• [AIM]: Repeat everything from the first line of the listing below through the line that contains "x_wt = (677 - x0) / px_per_unit", exactly. Leave out pictures.

• [Data items]:

____________________

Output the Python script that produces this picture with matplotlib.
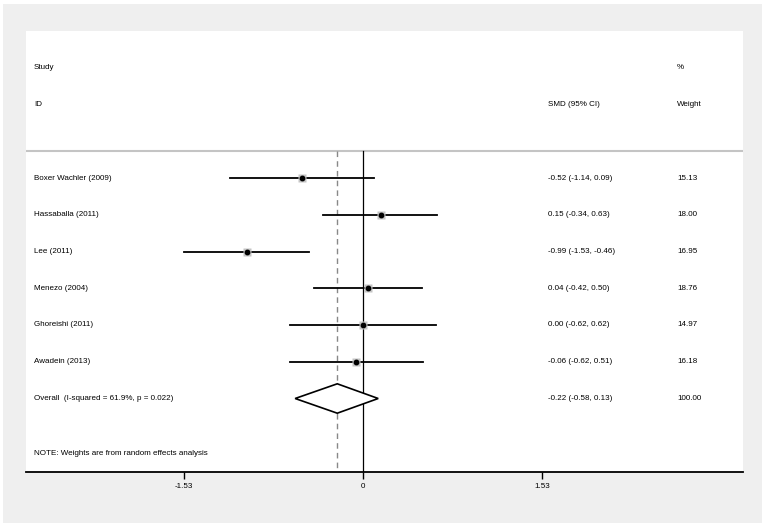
import matplotlib
matplotlib.use('Agg')
import matplotlib.pyplot as plt
from matplotlib.patches import Rectangle, Polygon

# Study data
studies = ["Boxer Wachler (2009)", "Hassaballa (2011)", "Lee (2011)",
           "Menezo (2004)", "Ghoreishi (2011)", "Awadein (2013)"]
smd = [-0.52, 0.15, -0.99, 0.04, 0.00, -0.06]
ci_low = [-1.14, -0.34, -1.53, -0.42, -0.62, -0.62]
ci_high = [0.09, 0.63, -0.46, 0.50, 0.62, 0.51]
weights = [15.13, 18.00, 16.95, 18.76, 14.97, 16.18]

overall_label = "Overall  (I-squared = 61.9%, p = 0.022)"
overall = [-0.22, -0.58, 0.13]
overall_weight = 100.00
xticks = [-1.53, 0, 1.53]
xtick_labels = ["-1.53", "0", "1.53"]

W, H = 764, 527
fig = plt.figure(figsize=(W / 100, H / 100), dpi=100, facecolor='white')

# gray outer panel (behind the axes)
fig.add_artist(Rectangle((3 / W, 4 / H), (762 - 3) / W, (523 - 4) / H,
                         transform=fig.transFigure, facecolor='#efefef',
                         edgecolor='none', zorder=-10))

left, right, top, bottom = 26, 743, 31, 472
ax = fig.add_axes([left / W, 1 - bottom / H, (right - left) / W, (bottom - top) / H])
ax.set_facecolor('white')
ax.set_zorder(1)

px_per_unit = 117.0
x0 = 363
ax.set_xlim((left - x0) / px_per_unit, (right - x0) / px_per_unit)
ax.set_ylim(8.0, -4.0)

for s in ['top', 'left', 'right']:
    ax.spines[s].set_visible(False)
ax.spines['bottom'].set_linewidth(1.3)
ax.set_yticks([])
ax.set_xticks(xticks)
ax.set_xticklabels(xtick_labels)
ax.tick_params(axis='x', direction='out', length=5, width=1, pad=3,
               labelsize=5.8)

fs = 5.8
font = 'Liberation Sans'
xl = ax.get_xlim()[0]
x_name = xl + 8 / px_per_unit
x_est = (548 - x0) / px_per_unit
x_wt = (677 - x0) / px_per_unit

# header
ax.text(x_name, -3, "Study", fontsize=fs, family=font, va='center')
ax.text(x_name, -2, "ID", fontsize=fs, family=font, va='center')
ax.text(x_est, -2, "SMD (95% CI)", fontsize=fs, family=font, va='center')
ax.text(x_wt, -3, "%", fontsize=fs, family=font, va='center')
ax.text(x_wt, -2, "Weight", fontsize=fs, family=font, va='center')
ax.axhline(-0.74, color='#c4c4c4', lw=1.5)

# reference lines
ax.plot([0, 0], [-0.74, 8], color='black', lw=0.9, zorder=2)
ax.plot([overall[0], overall[0]], [-0.74, 8], color='#888888', lw=1.0,
        ls=(0, (4, 3)), zorder=2)

for i, name in enumerate(studies):
    ax.plot([ci_low[i], ci_high[i]], [i, i], color='black', lw=1.3, zorder=3)
    ax.plot(smd[i], i, marker='s', ms=5.5, color='#c4c4c4', mec='none', zorder=4)
    ax.plot(smd[i], i, marker='o', ms=3.2, color='black', zorder=5)
    ax.text(x_name, i, name, fontsize=fs, family=font, va='center')
    ax.text(x_est, i, f"{smd[i]:.2f} ({ci_low[i]:.2f}, {ci_high[i]:.2f})",
            fontsize=fs, family=font, va='center')
    ax.text(x_wt, i, f"{weights[i]:.2f}", fontsize=fs, family=font, va='center')

yo = len(studies)
est, lo, hi = overall
ax.add_patch(Polygon([[lo, yo], [est, yo - 0.4], [hi, yo], [est, yo + 0.4]],
                     closed=True, facecolor='white', edgecolor='black', lw=1.2,
                     zorder=4))
ax.text(x_name, yo, overall_label, fontsize=fs, family=font, va='center')
ax.text(x_est, yo, f"{est:.2f} ({lo:.2f}, {hi:.2f})", fontsize=fs, family=font,
        va='center')
ax.text(x_wt, yo, f"{overall_weight:.2f}", fontsize=fs, family=font, va='center')

ax.text(x_name, 7.5, "NOTE: Weights are from random effects analysis",
        fontsize=fs, family=font, va='center')

for lab in ax.get_xticklabels():
    lab.set_family(font)

fig.savefig('out.png', dpi=100, facecolor='white')
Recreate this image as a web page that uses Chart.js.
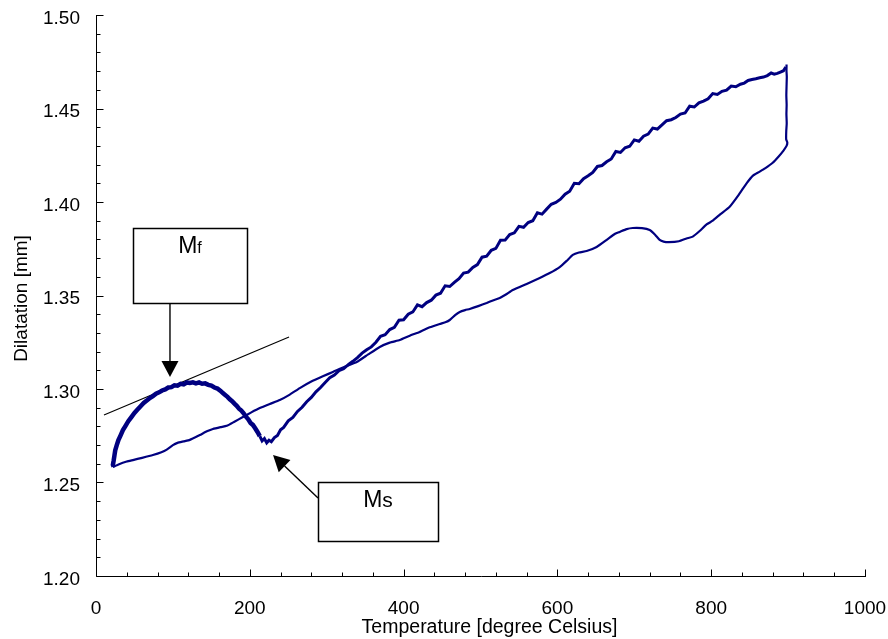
<!DOCTYPE html>
<html><head><meta charset="utf-8">
<script src="https://cdn.jsdelivr.net/npm/chart.js@4.4.1/dist/chart.umd.min.js"></script>
<style>html,body{margin:0;padding:0;background:#fff}#wrap{width:888px;height:639px}</style>
</head><body><div id="wrap"><canvas id="c" width="888" height="639"></canvas></div>
<script>
// ---- data ----
const xTickValues = [0, 200, 400, 600, 800, 1000];
const xTickLabels = ['0', '200', '400', '600', '800', '1000'];
const yTickValues = [1.20, 1.25, 1.30, 1.35, 1.40, 1.45, 1.50];
const yTickLabels = ['1.20', '1.25', '1.30', '1.35', '1.40', '1.45', '1.50'];
const xTitle = 'Temperature [degree Celsius]';
const yTitle = 'Dilatation [mm]';

const heatingTemp = [22,30,40,48,60,74,85,92,100,106,114,122,135,145,152,162,170,180,191,202,213,226,239,252,265,280,295,308,324,339,354,369,382,395,408,421,434,447,455,460,467,473,480,486,497,508,517,525,533,542,560,577,590,603,612,620,628,638,651,665,675,681,690,698,710,720,727,733,738,745,758,768,776,785,794,802,812,824,836,846,854,862,870,880,888,894,898,899,897.5,897.6,898.2,897.8,898.1,897.7,898.0,898.3,897.9,898.0];
const heatingDil = [1.2583,1.2598,1.2612,1.2620,1.2632,1.2647,1.2662,1.2676,1.2700,1.2712,1.2720,1.2728,1.2754,1.2775,1.2786,1.2796,1.2803,1.2825,1.2850,1.2875,1.2898,1.2920,1.2941,1.2970,1.3005,1.3040,1.3068,1.3091,1.3120,1.3144,1.3185,1.3225,1.3248,1.3262,1.3285,1.3305,1.3330,1.3348,1.3358,1.3369,1.3395,1.3412,1.3422,1.3428,1.3443,1.3460,1.3475,1.3487,1.3505,1.3529,1.3562,1.3594,1.3620,1.3652,1.3685,1.3717,1.3730,1.3738,1.3759,1.3800,1.3830,1.3840,1.3855,1.3861,1.3860,1.3850,1.3825,1.3797,1.3788,1.3785,1.3790,1.3805,1.3815,1.3845,1.3880,1.3900,1.3935,1.3975,1.4040,1.4100,1.4140,1.4160,1.4180,1.4210,1.4245,1.4275,1.4300,1.4318,1.4335,1.4380,1.4420,1.4470,1.4520,1.4570,1.4620,1.4670,1.4700,1.4735];

const coolingTemp = [897,894,890,886,882,878,873,868,863,858,853,848,843,838,832,826,820,814,808,802,796,790,784,778,772,766,760,754,748,742,736,730,724,718,712,706,700,694,688,682,676,670,664,658,652,646,640,634,628,622,616,610,604,598,592,586,580,574,568,562,556,550,544,538,532,526,520,514,508,502,496,490,484,478,472,466,460,454,448,442,436,430,424,418,412,406,400,394,388,382,376,370,364,358,352,346,340,334,328,322,316,310,304,298,292,286,280,274,268,262,256,250,244,240,236,232,228,225,222,219,216,213,210,207,204,201,198,195,192,189,186,183,180,177,174,171,168,165,162,158,154,150,146,142,138,134,130,126,122,118,114,110,106,102,98,94,90,86,82,78,74,70,66,62,58,54,50,46,42,38,35,32,29,27,25,24,23,22,23];
const coolingDil = [1.4722,1.4702,1.4695,1.4688,1.4684,1.4690,1.4676,1.4668,1.4664,1.4659,1.4655,1.4650,1.4636,1.4630,1.4616,1.4620,1.4598,1.4592,1.4575,1.4580,1.4552,1.4540,1.4530,1.4508,1.4512,1.4476,1.4470,1.4452,1.4440,1.4435,1.4412,1.4390,1.4395,1.4363,1.4352,1.4325,1.4332,1.4298,1.4290,1.4265,1.4270,1.4230,1.4215,1.4195,1.4190,1.4158,1.4140,1.4125,1.4098,1.4100,1.4058,1.4042,1.4015,1.3998,1.3988,1.3962,1.3935,1.3942,1.3900,1.3890,1.3865,1.3870,1.3835,1.3826,1.3796,1.3795,1.3752,1.3742,1.3710,1.3705,1.3665,1.3650,1.3625,1.3620,1.3590,1.3570,1.3548,1.3552,1.3512,1.3502,1.3475,1.3462,1.3440,1.3450,1.3412,1.3400,1.3370,1.3368,1.3330,1.3318,1.3290,1.3282,1.3250,1.3225,1.3210,1.3192,1.3168,1.3148,1.3130,1.3108,1.3098,1.3075,1.3060,1.3035,1.3008,1.2985,1.2955,1.2932,1.2902,1.2880,1.2848,1.2830,1.2795,1.2782,1.2752,1.2740,1.2718,1.2726,1.2712,1.2735,1.2722,1.2748,1.2770,1.2790,1.2808,1.2818,1.2838,1.2852,1.2870,1.2885,1.2895,1.2910,1.2922,1.2935,1.2945,1.2958,1.2968,1.2978,1.2990,1.3002,1.3008,1.3018,1.3022,1.3030,1.3028,1.3035,1.3030,1.3036,1.3032,1.3035,1.3025,1.3028,1.3018,1.3020,1.3010,1.3008,1.2998,1.2992,1.2982,1.2975,1.2962,1.2952,1.2938,1.2925,1.2908,1.2890,1.2872,1.2850,1.2828,1.2800,1.2780,1.2752,1.2725,1.2700,1.2672,1.2645,1.2618,1.2595,1.2585];

const tangentTemp = [10.4, 251];
const tangentDil = [1.2861, 1.3278];

// annotation boxes (data units)
const annotations = [
  { main: 'M', sub: 'f', subSize: 16, box: [48, 196.5, 1.3861, 1.3460], from: [96.2, 1.3460], to: [96.2, 1.3064] },
  { main: 'M', sub: 's', subSize: 21, box: [288.7, 444.7, 1.2503, 1.2187], from: [288.7, 1.2417], to: [230.2, 1.2647] }
];

const pair = (xs, ys) => xs.map((x, i) => ({ x: x, y: ys[i] }));
const FONT = "'Liberation Sans', Arial, Helvetica, sans-serif";
const NAVY = 'rgb(0,0,128)';

const decor = {
  id: 'decor',
  afterDraw(chart) {
    const ctx = chart.ctx, xs = chart.scales.x, ys = chart.scales.y;
    const L = Math.round(xs.left) + 0.5, B = Math.round(ys.bottom) + 0.5;
    ctx.save();
    ctx.strokeStyle = '#000'; ctx.lineWidth = 1;
    ctx.beginPath();
    ctx.moveTo(L, Math.round(ys.top)); ctx.lineTo(L, B); ctx.lineTo(Math.round(xs.right) + 1, B);
    ctx.stroke();
    ctx.beginPath();
    for (let v = 0; v <= 1000 + 1e-6; v += 40) {
      const px = Math.round(xs.getPixelForValue(v)) + 0.5;
      const len = (Math.abs(v % 200) < 1e-6) ? 7 : 4;
      ctx.moveTo(px, B); ctx.lineTo(px, B - len);
    }
    for (let k = 0; k <= 30; k++) {
      const v = 1.20 + k * 0.01;
      const py = Math.round(ys.getPixelForValue(v)) + 0.5;
      const len = (k % 5 === 0) ? 7 : 4;
      ctx.moveTo(L, py); ctx.lineTo(L + len, py);
    }
    ctx.stroke();
    // tick labels
    ctx.fillStyle = '#000';
    ctx.font = '19px ' + FONT;
    ctx.textAlign = 'center'; ctx.textBaseline = 'alphabetic';
    xTickValues.forEach((v, i) => ctx.fillText(xTickLabels[i], xs.getPixelForValue(v), B + 37));
    ctx.textAlign = 'right';
    yTickValues.forEach((v, i) => ctx.fillText(yTickLabels[i], xs.left - 16, ys.getPixelForValue(v) + 8.5));
    // titles
    ctx.textAlign = 'center';
    ctx.font = '19.5px ' + FONT;
    ctx.fillText(xTitle, (xs.left + xs.right) / 2 + 9, 633);
    ctx.font = '19px ' + FONT;
    ctx.save();
    ctx.translate(27, (ys.top + ys.bottom) / 2 + 3);
    ctx.rotate(-Math.PI / 2);
    ctx.fillText(yTitle, 0, 0);
    ctx.restore();
    // annotations
    annotations.forEach(a => {
      const x1 = xs.getPixelForValue(a.box[0]), x2 = xs.getPixelForValue(a.box[1]);
      const y1 = ys.getPixelForValue(a.box[2]), y2 = ys.getPixelForValue(a.box[3]);
      ctx.lineWidth = 1.5; ctx.strokeStyle = '#000';
      ctx.fillStyle = '#fff';
      ctx.fillRect(x1, y1, x2 - x1, y2 - y1);
      ctx.strokeRect(Math.round(x1) + 0.5, Math.round(y1) + 0.5, Math.round(x2 - x1), Math.round(y2 - y1));
      ctx.fillStyle = '#000';
      ctx.font = '23px ' + FONT;
      const wm = ctx.measureText(a.main).width;
      ctx.font = a.subSize + 'px ' + FONT;
      const ws = ctx.measureText(a.sub).width;
      const cx = (x1 + x2) / 2, base = y1 + 25;
      ctx.textAlign = 'left';
      ctx.font = '23px ' + FONT;
      ctx.fillText(a.main, cx - (wm + ws) / 2, base);
      ctx.font = a.subSize + 'px ' + FONT;
      ctx.fillText(a.sub, cx - (wm + ws) / 2 + wm, base);
      const fx = xs.getPixelForValue(a.from[0]), fy = ys.getPixelForValue(a.from[1]);
      const tx = xs.getPixelForValue(a.to[0]), ty = ys.getPixelForValue(a.to[1]);
      const ang = Math.atan2(ty - fy, tx - fx);
      const hl = 16, hw = 8.5;
      const bx = tx - hl * Math.cos(ang), by = ty - hl * Math.sin(ang);
      ctx.lineWidth = 1.4;
      ctx.beginPath(); ctx.moveTo(fx, fy); ctx.lineTo(bx, by); ctx.stroke();
      ctx.beginPath();
      ctx.moveTo(tx, ty);
      ctx.lineTo(bx + hw * Math.sin(ang), by - hw * Math.cos(ang));
      ctx.lineTo(bx - hw * Math.sin(ang), by + hw * Math.cos(ang));
      ctx.closePath(); ctx.fill();
    });
    ctx.restore();
  }
};

new Chart(document.getElementById('c'), {
  type: 'scatter',
  data: {
    datasets: [
      { label: 'heating', data: pair(heatingTemp, heatingDil), showLine: true, borderColor: NAVY, borderWidth: 2.2, pointRadius: 0, tension: 0.15, fill: false },
      { label: 'cooling', data: pair(coolingTemp, coolingDil), showLine: true, borderColor: NAVY, borderWidth: 3, pointRadius: 0, tension: 0, fill: false,
        segment: { borderWidth: c => (c.p0.parsed.x < 215 ? 4.5 : 3) } },
      { label: 'tangent', data: pair(tangentTemp, tangentDil), showLine: true, borderColor: '#000', borderWidth: 1.2, pointRadius: 0, fill: false }
    ]
  },
  options: {
    responsive: false, animation: false,
    layout: { padding: { top: 15, right: 23, left: 0, bottom: 0 } },
    plugins: { legend: { display: false }, tooltip: { enabled: false } },
    scales: {
      x: {
        type: 'linear', min: 0, max: 1000,
        grid: { display: false, drawTicks: false }, border: { display: false },
        afterBuildTicks: s => { s.ticks = xTickValues.map(v => ({ value: v })); },
        afterFit: s => { s.height = 63; },
        ticks: { display: false }
      },
      y: {
        type: 'linear', min: 1.20, max: 1.50,
        grid: { display: false, drawTicks: false }, border: { display: false },
        afterBuildTicks: s => { s.ticks = yTickValues.map(v => ({ value: v })); },
        afterFit: s => { s.width = 96; },
        ticks: { display: false }
      }
    }
  },
  plugins: [decor]
});
</script></body></html>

____________________

• [RESPONSE FOR THIS EXERCISE]:
Output the Python script that produces this picture with matplotlib.
import matplotlib
matplotlib.use('Agg')
import matplotlib.pyplot as plt
from matplotlib.patches import Rectangle, Polygon

# Study data
studies = ["Boxer Wachler (2009)", "Hassaballa (2011)", "Lee (2011)",
           "Menezo (2004)", "Ghoreishi (2011)", "Awadein (2013)"]
smd = [-0.52, 0.15, -0.99, 0.04, 0.00, -0.06]
ci_low = [-1.14, -0.34, -1.53, -0.42, -0.62, -0.62]
ci_high = [0.09, 0.63, -0.46, 0.50, 0.62, 0.51]
weights = [15.13, 18.00, 16.95, 18.76, 14.97, 16.18]

overall_label = "Overall  (I-squared = 61.9%, p = 0.022)"
overall = [-0.22, -0.58, 0.13]
overall_weight = 100.00
xticks = [-1.53, 0, 1.53]
xtick_labels = ["-1.53", "0", "1.53"]

W, H = 764, 527
fig = plt.figure(figsize=(W / 100, H / 100), dpi=100, facecolor='white')

# gray outer panel (behind the axes)
fig.add_artist(Rectangle((3 / W, 4 / H), (762 - 3) / W, (523 - 4) / H,
                         transform=fig.transFigure, facecolor='#efefef',
                         edgecolor='none', zorder=-10))

left, right, top, bottom = 26, 743, 31, 472
ax = fig.add_axes([left / W, 1 - bottom / H, (right - left) / W, (bottom - top) / H])
ax.set_facecolor('white')
ax.set_zorder(1)

px_per_unit = 117.0
x0 = 363
ax.set_xlim((left - x0) / px_per_unit, (right - x0) / px_per_unit)
ax.set_ylim(8.0, -4.0)

for s in ['top', 'left', 'right']:
    ax.spines[s].set_visible(False)
ax.spines['bottom'].set_linewidth(1.3)
ax.set_yticks([])
ax.set_xticks(xticks)
ax.set_xticklabels(xtick_labels)
ax.tick_params(axis='x', direction='out', length=5, width=1, pad=3,
               labelsize=5.8)

fs = 5.8
font = 'Liberation Sans'
xl = ax.get_xlim()[0]
x_name = xl + 8 / px_per_unit
x_est = (548 - x0) / px_per_unit
x_wt = (677 - x0) / px_per_unit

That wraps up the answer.